MITOS | Makassar — Gelapnya malam menyelimuti Parang Tambung, Makassar. Bulan purnama, saksi bisu atas kehidupan sederhana yang penuh perjuangan, memancarkan cahaya keperakan di atas jalanan berdebu. Namun, di balik kesunyian itu, sesuatu yang luar biasa sedang terjadi. Bukan mentari pagi, melainkan cahaya lampu kendaraan Tim Rumah Zakat yang menerangi wajah-wajah penuh harap.
Kamis, 17 Juli 2025. Bukan di siang hari yang ramai, tetapi di bawah langit malam yang tenang, tim relawan Rumah Zakat tiba di Parang Tambung. Mereka memilih malam untuk menebar kebaikan, untuk menghindari hiruk pikuk siang dan memberikan privasi kepada penerima bantuan. Ini adalah misi khusus, menyulam mimpi-mimpi anak-anak di tengah kegelapan.

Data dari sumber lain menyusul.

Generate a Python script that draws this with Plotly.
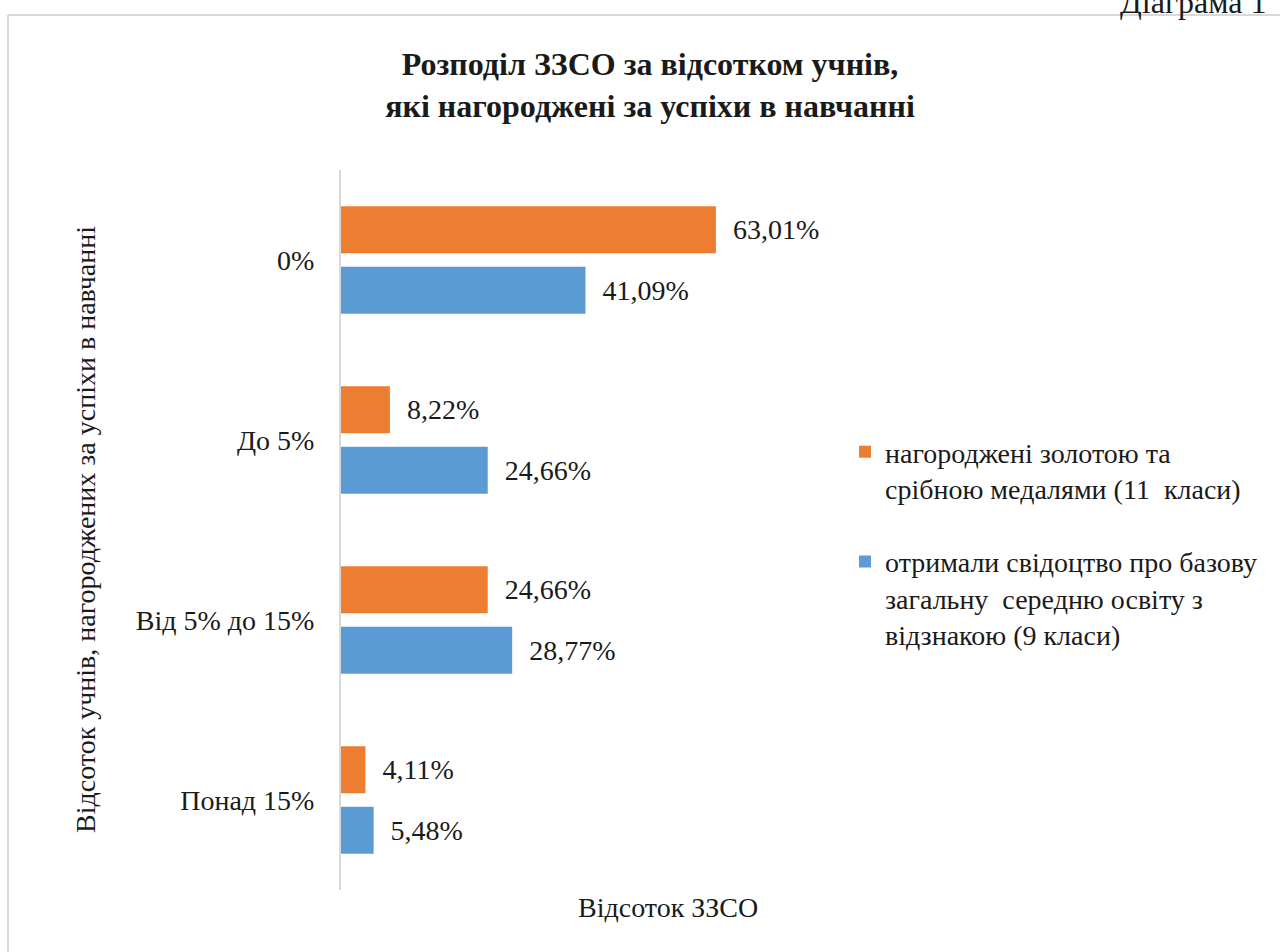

Rumah-rumah sederhana berjejer rapi, terlihat lebih tenang dalam kegelapan. Di antara celah-celah bangunan, anak-anak berkumpul, mata mereka berbinar-binar, menantikan kedatangan para relawan. Mereka adalah generasi penerus, cita-cita mereka mungkin terhalang oleh keterbatasan, namun semangat belajar mereka tetap menyala, seperti bintang-bintang di langit malam.
Dengan langkah pasti dan hati yang penuh kasih, tim relawan membagikan buku tulis baru. Aroma kertas yang masih segar, membawa aroma harapan baru di tengah kegelapan. Satu per satu buku dibagikan, disambut dengan tangan-tangan kecil yang gemetar karena haru. Ini bukan sekadar buku tulis; ini adalah jembatan menuju masa depan.
Salmiah Made, Penanggung Jawab Program Rumah Zakat, mengamati dengan air mata yang berkaca-kaca. Wajah-wajah sumringah anak-anak yang diterangi cahaya lampu kendaraan, adalah penghargaan terbaik atas kerja keras timnya. “Ini lebih dari sekadar buku tulis,” bisiknya lirih, suaranya bergetar. “Ini adalah investasi masa depan, investasi untuk Indonesia yang lebih baik.” Di tengah kegelapan malam, buku tulis ini menjadi cahaya penerang, membuka jendela menuju dunia pengetahuan, pintu gerbang menuju masa depan yang lebih cerah.
Khairul Setiawan, seorang bocah kecil dengan mata yang besar dan jernih, menggenggam buku tulis barunya erat-erat. “Terima kasih, Rumah Zakat,” ucapnya dengan suara gemetar, hampir tak terdengar di tengah kesunyian malam. “Saya akan rajin belajar, agar kelak bisa membalas kebaikan ini.” Senyumnya merekah, seindah cahaya bulan purnama yang menerangi wajahnya. Mimpi-mimpinya, yang dulunya tampak samar, kini mulai terlihat lebih jelas.
Penyaluran bantuan di malam hari, hanyalah sebagian kecil dari jejak langkah Rumah Zakat. Di berbagai pelosok negeri, mereka terus menebar kebaikan, menyinari kehidupan anak-anak Indonesia, bahkan di tengah kegelapan malam. Mereka percaya, pendidikan adalah kunci untuk mengubah nasib, untuk membangun bangsa. Setiap buku tulis yang disalurkan adalah benih harapan, yang akan tumbuh menjadi pohon-pohon rindang, menaungi generasi penerus bangsa.
Semoga kebaikan ini terus berlanjut, menginspirasi lebih banyak orang untuk turut serta memajukan pendidikan Indonesia. Semoga semangat belajar anak-anak Parang Tambung tetap menyala, menerangi jalan menuju masa depan yang lebih cerah, bahkan di tengah kegelapan malam. Rumah Zakat telah menyulam mimpi-mimpi mereka, satu persatu, dengan benang-benang kebaikan.